Availability is another factor. A great showroom means less if key materials are difficult to source in a reasonable timeframe. For active remodelers and installers, consistency matters. Being able to return for matching material, trim pieces, or additional boxes can be just as important as getting the first order placed.
Retail buyers and contractors often need the same things
Although contractors and homeowners shop differently, they often value the same core benefits. Both want products they can see in person. Both want realistic pricing. Both want someone to help them avoid mistakes. The difference is usually volume, urgency, and level of technical knowledge.
That is why a showroom-based business with free estimates, selection support, and installation pricing guidance can work well for both audiences.
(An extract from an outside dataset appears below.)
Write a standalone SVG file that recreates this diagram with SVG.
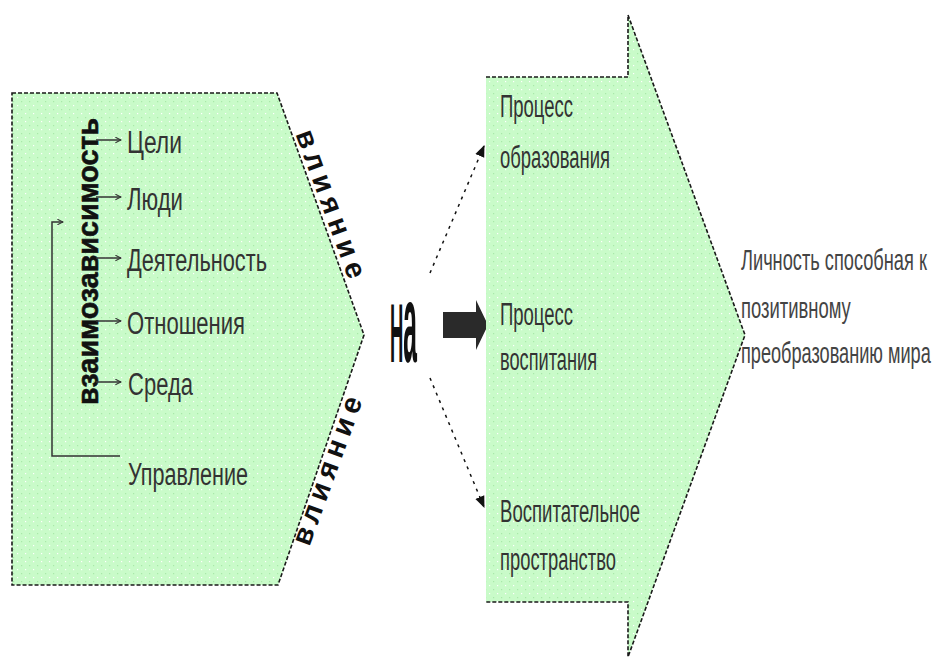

A first-time buyer may need education on materials, while an experienced installer may want fast answers and trade pricing. The store that can serve both well tends to be the one with the strongest process.
At Central Valley Flooring, that local, hands-on approach is part of the value. The goal is not just to move inventory. It is to help customers choose the right floor, calculate the right amount, and move forward with fewer surprises.
The right store makes the whole project easier
Flooring is one of those categories where small mistakes become expensive quickly. A mismatch in color, an overlooked trim piece, or a product chosen for the wrong application can slow down the entire job. That is why choosing the right supplier deserves more attention than many buyers give it.
A dependable contractor flooring supply store should offer more than inventory. It should bring together practical pricing, product range, accurate estimating support, and local service that respects your schedule. Whether you are upgrading one home, turning over multiple units, or sourcing materials for a commercial space, the easiest project is usually the one that starts with the right questions and the right people behind the counter.
If you are comparing options, start there. Look for a store that helps you plan as carefully as it helps you purchase. That kind of support tends to pay off long after the material is loaded up.